• [Items listed in a dataset]
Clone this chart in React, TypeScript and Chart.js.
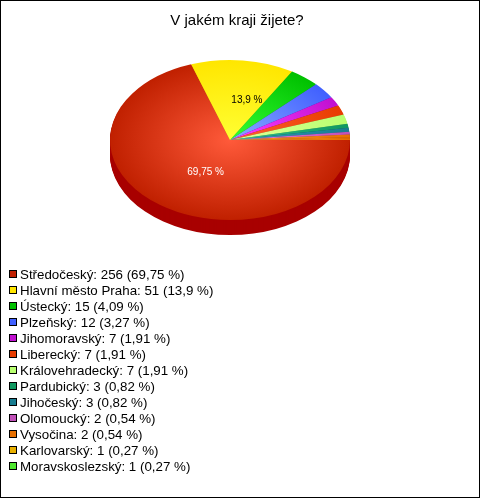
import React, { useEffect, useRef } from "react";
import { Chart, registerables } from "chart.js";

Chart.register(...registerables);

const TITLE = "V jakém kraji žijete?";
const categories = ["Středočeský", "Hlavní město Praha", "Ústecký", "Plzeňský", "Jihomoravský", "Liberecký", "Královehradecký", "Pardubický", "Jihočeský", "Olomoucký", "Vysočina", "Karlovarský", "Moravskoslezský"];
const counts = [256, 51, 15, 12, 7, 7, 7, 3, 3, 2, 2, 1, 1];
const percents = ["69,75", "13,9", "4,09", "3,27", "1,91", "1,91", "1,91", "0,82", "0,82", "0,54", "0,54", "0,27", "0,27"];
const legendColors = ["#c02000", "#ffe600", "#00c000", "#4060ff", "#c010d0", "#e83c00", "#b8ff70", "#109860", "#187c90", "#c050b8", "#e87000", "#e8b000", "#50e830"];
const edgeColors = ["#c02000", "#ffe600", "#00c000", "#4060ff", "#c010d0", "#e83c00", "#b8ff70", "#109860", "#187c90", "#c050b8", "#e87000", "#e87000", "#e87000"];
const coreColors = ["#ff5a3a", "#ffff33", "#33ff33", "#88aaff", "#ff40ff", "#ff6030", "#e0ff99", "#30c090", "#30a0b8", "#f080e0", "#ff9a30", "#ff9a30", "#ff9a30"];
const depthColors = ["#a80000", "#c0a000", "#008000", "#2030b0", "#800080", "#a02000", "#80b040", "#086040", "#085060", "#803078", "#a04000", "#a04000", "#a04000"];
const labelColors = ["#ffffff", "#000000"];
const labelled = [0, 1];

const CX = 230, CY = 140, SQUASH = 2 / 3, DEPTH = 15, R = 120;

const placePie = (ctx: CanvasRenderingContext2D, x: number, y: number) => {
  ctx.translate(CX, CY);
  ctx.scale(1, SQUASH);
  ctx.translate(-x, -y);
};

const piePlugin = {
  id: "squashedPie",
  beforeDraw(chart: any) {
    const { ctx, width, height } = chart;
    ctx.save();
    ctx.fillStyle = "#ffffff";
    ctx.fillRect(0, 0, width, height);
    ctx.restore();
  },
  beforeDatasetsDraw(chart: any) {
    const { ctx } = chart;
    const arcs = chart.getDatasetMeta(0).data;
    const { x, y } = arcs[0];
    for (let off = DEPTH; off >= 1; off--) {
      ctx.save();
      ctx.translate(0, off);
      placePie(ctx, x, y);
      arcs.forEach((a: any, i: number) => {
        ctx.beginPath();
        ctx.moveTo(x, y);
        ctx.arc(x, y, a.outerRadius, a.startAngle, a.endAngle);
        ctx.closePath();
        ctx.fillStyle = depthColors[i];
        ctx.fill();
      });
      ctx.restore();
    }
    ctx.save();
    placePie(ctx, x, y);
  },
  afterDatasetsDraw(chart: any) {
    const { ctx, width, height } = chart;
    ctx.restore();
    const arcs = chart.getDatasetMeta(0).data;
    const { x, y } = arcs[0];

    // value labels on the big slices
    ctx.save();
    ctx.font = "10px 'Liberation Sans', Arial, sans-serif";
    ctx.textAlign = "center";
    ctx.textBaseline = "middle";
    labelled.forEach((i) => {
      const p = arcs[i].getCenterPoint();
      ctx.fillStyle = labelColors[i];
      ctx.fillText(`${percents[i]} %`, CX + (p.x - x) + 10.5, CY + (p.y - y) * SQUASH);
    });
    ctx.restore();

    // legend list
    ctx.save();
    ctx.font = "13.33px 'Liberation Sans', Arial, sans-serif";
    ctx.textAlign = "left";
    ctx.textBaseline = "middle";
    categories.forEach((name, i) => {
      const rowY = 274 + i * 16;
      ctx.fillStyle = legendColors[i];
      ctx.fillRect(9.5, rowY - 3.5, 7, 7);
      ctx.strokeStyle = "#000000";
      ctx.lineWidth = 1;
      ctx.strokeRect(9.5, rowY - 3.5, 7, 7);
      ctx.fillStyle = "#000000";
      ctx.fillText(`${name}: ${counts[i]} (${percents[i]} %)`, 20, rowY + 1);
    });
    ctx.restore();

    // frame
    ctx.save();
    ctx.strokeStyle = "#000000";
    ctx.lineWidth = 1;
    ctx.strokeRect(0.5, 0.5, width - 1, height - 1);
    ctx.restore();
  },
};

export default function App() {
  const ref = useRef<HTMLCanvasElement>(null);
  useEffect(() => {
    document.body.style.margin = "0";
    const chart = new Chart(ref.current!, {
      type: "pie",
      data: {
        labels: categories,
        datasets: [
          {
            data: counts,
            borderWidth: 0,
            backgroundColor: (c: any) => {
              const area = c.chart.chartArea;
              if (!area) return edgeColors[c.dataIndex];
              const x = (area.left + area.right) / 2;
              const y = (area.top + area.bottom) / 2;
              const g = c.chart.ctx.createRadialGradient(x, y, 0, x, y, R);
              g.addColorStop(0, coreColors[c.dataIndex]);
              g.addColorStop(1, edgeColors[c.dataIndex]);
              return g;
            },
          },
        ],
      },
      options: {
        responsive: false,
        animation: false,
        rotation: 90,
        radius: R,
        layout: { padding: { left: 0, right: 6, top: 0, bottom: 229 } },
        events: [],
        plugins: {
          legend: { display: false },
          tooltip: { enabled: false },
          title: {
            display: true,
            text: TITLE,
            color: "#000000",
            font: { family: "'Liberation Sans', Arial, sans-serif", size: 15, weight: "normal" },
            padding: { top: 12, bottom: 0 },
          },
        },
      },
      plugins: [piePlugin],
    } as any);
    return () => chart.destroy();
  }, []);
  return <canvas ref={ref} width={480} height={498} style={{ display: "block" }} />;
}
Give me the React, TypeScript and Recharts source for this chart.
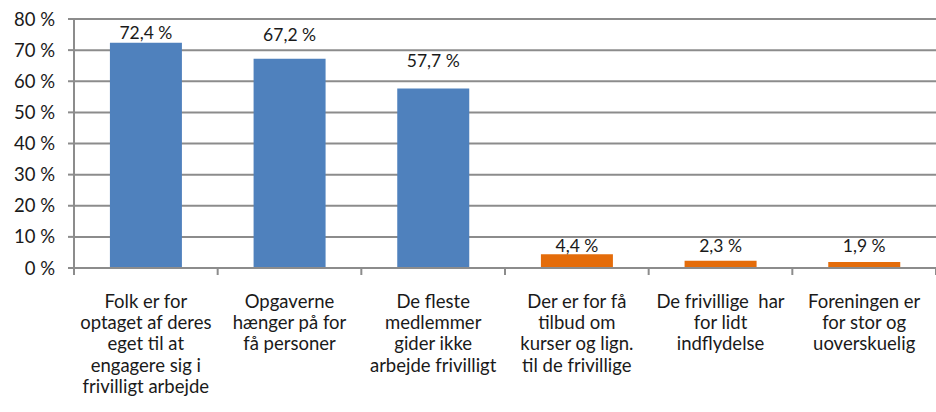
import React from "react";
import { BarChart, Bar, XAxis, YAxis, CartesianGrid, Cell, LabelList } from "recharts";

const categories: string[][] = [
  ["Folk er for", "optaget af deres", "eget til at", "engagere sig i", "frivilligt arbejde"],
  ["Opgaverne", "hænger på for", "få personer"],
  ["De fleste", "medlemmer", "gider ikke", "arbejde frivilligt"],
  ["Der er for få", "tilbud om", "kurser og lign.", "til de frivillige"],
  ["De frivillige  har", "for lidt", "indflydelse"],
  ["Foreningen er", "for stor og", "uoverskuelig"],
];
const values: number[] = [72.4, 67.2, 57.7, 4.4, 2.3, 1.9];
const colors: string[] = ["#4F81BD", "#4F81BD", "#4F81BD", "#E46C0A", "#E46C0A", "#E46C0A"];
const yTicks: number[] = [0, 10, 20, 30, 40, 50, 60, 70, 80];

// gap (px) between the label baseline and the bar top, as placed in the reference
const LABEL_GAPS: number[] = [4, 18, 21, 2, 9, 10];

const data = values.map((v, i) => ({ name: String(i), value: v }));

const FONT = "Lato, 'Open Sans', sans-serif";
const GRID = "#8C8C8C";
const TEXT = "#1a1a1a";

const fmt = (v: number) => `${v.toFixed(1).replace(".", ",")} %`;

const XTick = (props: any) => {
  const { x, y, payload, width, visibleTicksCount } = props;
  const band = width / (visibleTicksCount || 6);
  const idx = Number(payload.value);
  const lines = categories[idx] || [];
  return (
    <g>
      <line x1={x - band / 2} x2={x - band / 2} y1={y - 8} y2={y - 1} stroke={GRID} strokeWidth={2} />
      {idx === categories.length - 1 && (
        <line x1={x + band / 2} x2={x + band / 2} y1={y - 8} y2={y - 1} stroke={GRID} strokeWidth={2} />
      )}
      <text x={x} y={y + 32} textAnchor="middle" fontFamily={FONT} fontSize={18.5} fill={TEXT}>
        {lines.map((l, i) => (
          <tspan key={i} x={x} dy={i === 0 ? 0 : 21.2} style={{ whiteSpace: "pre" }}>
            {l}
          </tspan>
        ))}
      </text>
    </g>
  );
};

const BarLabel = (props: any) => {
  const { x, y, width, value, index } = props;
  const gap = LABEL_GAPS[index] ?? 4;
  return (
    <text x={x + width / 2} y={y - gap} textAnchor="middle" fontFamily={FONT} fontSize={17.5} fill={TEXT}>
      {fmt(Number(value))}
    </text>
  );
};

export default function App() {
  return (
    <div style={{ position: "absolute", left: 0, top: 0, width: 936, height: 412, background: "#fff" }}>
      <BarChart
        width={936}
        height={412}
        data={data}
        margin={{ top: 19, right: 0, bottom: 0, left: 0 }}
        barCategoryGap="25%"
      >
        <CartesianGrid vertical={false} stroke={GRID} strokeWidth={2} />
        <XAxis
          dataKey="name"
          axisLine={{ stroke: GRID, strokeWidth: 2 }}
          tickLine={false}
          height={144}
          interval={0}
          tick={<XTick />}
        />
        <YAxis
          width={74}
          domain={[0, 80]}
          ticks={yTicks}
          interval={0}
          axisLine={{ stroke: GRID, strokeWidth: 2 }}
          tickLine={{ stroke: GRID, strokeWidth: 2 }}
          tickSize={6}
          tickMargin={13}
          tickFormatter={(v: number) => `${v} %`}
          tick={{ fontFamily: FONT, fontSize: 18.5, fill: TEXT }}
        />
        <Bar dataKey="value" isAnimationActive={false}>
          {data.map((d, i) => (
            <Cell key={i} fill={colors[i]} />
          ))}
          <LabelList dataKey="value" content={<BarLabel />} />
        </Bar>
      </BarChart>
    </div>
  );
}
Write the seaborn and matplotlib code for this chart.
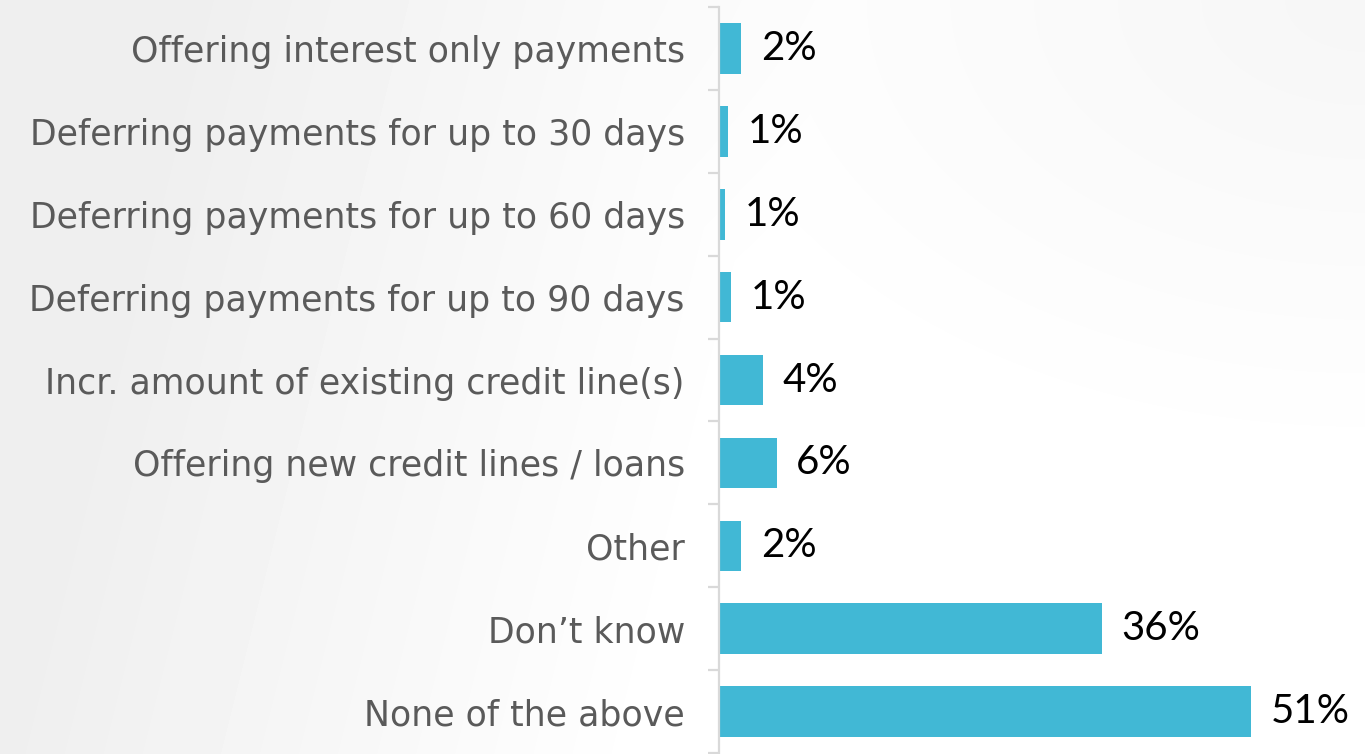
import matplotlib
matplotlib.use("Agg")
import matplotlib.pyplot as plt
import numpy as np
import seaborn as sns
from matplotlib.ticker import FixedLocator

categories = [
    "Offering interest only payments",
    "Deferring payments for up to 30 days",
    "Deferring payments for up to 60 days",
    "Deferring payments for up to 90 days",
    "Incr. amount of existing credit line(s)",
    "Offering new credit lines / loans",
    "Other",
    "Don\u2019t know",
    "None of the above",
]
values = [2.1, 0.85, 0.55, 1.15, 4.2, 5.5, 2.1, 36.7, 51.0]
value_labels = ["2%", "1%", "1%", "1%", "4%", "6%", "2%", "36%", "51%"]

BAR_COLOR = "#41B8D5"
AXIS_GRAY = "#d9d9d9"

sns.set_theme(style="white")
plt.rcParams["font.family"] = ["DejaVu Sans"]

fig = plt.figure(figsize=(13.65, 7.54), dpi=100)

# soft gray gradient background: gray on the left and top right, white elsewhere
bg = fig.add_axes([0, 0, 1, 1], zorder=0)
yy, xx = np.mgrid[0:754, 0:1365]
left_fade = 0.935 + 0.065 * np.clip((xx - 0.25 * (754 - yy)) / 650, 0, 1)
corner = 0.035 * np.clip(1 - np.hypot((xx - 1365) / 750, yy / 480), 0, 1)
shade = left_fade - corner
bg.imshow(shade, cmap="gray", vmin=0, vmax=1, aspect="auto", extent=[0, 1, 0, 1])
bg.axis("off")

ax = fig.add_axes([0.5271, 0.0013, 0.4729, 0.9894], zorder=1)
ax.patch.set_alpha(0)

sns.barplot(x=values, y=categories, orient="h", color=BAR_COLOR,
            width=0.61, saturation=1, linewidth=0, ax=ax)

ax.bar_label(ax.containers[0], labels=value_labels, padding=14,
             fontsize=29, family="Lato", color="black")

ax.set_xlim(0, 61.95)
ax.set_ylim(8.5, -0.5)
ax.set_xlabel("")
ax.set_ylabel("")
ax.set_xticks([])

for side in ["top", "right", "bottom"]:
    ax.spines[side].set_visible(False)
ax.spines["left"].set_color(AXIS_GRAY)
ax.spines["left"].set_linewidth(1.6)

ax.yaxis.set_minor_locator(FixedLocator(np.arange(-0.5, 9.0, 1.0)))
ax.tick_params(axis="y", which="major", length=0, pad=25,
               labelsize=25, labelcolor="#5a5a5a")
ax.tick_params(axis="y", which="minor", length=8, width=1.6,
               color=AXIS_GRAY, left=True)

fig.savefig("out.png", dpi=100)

• [WORK TO BE COMPLETED]
All lines from the start of the entries through the one with "Chart.register(...registerables);" are to be output exactly; omit the pictures.

• [EXERCISE RESPONSE]
Clone this chart in React, TypeScript and Chart.js.
import React, { useEffect, useRef } from "react";
import { Chart, registerables } from "chart.js";

Chart.register(...registerables);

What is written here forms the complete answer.